● REQUIREMENTS
The exercise asks you to copy every line below in which "chart" appears.

● DATA EXCERPT

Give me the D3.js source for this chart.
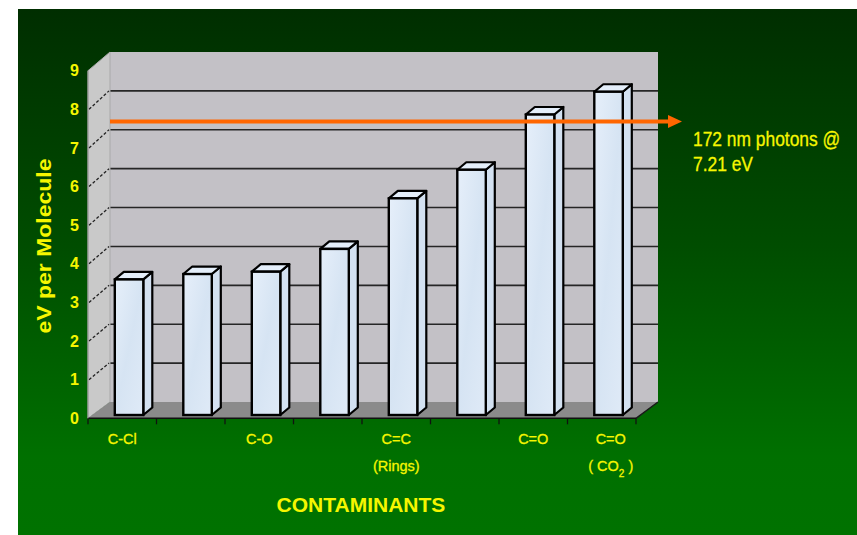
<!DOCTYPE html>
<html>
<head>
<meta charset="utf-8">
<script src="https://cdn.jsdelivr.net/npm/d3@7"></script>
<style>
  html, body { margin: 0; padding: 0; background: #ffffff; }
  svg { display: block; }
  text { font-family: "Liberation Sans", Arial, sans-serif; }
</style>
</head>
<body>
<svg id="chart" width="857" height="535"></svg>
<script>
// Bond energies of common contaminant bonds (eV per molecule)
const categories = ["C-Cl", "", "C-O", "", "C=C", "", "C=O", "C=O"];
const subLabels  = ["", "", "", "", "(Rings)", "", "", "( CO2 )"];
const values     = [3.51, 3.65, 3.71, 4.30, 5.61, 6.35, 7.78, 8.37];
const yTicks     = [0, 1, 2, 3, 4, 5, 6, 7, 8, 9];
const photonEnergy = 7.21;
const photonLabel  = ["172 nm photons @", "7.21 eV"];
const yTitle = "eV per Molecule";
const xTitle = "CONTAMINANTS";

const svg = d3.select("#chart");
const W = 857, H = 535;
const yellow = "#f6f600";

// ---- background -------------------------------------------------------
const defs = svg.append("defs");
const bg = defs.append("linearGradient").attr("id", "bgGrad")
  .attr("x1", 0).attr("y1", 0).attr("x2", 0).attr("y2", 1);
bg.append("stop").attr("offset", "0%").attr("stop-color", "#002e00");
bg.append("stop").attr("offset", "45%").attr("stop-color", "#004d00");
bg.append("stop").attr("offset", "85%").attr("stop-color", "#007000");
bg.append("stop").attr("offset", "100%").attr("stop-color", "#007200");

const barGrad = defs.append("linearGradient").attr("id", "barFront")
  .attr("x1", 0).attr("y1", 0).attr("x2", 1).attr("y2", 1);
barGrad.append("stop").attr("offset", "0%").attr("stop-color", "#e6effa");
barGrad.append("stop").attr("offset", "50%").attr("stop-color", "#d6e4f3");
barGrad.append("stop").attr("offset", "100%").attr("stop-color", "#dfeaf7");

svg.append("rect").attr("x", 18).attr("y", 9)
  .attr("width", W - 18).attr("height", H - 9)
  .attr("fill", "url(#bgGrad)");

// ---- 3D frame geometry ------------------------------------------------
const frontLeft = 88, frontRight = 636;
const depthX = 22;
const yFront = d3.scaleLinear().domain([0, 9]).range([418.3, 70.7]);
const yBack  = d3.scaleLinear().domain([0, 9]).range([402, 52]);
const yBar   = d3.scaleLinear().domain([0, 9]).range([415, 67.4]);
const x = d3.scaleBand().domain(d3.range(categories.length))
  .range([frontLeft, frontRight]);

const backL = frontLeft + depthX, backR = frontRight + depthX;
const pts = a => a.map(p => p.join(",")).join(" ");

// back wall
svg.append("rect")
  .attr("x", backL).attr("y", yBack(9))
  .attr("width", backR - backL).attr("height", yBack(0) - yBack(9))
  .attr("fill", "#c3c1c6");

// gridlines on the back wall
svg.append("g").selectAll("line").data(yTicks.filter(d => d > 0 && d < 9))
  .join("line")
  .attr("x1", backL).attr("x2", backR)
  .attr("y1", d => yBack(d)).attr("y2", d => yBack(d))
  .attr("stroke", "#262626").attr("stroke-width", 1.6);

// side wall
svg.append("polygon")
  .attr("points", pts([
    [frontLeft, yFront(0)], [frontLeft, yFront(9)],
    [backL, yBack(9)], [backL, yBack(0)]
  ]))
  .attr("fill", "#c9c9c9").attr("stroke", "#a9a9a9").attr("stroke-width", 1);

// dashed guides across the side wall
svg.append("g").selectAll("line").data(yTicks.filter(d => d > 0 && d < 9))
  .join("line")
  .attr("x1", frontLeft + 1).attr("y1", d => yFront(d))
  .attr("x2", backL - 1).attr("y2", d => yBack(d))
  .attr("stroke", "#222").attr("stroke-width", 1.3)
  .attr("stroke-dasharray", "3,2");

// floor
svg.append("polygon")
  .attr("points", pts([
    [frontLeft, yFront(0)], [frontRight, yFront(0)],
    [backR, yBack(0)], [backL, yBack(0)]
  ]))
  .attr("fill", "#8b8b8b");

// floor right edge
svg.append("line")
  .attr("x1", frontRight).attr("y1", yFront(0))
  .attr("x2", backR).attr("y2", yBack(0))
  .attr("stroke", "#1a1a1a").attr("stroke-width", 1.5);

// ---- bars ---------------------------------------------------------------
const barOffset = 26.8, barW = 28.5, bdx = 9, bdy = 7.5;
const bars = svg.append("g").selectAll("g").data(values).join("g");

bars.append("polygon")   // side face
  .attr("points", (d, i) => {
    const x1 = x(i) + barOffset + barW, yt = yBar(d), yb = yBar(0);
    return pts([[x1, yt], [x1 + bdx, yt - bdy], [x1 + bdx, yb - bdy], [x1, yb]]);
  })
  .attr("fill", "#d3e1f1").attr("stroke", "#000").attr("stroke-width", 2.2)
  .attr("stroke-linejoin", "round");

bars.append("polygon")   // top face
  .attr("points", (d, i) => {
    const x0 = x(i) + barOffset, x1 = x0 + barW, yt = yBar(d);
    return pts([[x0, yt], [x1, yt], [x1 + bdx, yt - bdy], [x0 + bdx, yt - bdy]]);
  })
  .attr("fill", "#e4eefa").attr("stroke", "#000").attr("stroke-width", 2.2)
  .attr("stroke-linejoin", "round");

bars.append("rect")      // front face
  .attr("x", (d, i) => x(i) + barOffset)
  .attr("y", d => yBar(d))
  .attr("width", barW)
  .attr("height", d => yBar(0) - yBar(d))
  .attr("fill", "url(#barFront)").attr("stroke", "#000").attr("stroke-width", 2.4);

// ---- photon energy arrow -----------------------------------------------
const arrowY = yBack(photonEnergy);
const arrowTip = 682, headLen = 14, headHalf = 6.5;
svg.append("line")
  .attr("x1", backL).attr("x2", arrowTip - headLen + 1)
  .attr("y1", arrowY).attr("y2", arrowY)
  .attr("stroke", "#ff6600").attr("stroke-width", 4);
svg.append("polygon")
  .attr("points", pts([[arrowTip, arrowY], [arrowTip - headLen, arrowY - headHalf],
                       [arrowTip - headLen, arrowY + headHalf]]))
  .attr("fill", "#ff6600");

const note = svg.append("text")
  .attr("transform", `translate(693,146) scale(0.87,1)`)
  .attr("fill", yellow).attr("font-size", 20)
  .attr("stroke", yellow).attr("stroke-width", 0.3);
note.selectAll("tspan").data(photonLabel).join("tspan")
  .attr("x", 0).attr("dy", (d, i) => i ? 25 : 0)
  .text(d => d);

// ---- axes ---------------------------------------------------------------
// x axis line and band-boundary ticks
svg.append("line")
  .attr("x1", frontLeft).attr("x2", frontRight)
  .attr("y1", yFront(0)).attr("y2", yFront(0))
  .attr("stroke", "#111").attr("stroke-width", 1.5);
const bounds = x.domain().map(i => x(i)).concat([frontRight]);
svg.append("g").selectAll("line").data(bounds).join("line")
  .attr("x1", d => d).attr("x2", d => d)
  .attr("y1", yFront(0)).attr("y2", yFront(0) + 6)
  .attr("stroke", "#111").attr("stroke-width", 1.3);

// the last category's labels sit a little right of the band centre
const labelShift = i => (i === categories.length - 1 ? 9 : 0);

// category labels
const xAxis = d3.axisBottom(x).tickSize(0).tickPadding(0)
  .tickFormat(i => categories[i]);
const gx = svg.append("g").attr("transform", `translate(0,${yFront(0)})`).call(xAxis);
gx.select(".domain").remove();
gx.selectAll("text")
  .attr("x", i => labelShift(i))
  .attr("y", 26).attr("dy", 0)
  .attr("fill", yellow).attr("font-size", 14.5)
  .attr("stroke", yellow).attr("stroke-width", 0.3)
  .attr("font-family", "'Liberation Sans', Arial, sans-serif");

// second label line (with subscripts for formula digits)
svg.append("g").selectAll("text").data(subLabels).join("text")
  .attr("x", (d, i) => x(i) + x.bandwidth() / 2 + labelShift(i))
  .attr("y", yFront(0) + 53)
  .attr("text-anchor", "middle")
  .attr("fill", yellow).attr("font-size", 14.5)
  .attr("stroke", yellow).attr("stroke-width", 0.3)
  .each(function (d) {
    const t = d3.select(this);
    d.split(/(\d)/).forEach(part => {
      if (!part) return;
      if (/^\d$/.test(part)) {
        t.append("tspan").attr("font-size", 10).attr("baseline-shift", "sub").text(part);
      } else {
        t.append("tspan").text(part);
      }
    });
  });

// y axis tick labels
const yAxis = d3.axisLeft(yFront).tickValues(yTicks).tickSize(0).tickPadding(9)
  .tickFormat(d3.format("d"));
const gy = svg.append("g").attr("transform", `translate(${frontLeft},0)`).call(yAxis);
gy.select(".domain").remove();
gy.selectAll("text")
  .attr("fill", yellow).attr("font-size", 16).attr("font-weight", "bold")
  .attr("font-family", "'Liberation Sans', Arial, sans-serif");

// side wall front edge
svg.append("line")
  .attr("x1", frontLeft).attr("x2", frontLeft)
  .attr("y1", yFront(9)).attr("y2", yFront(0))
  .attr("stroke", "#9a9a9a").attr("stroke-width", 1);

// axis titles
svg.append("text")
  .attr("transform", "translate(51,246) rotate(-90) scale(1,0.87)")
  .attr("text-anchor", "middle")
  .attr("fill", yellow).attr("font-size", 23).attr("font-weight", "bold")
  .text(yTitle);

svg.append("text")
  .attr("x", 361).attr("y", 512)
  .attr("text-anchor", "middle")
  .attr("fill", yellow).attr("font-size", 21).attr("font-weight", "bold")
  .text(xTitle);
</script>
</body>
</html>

● ANSWER TO THIS EXERCISE
Give me the D3.js source for this chart.
<svg id="chart" width="857" height="535"></svg>
const svg = d3.select("#chart");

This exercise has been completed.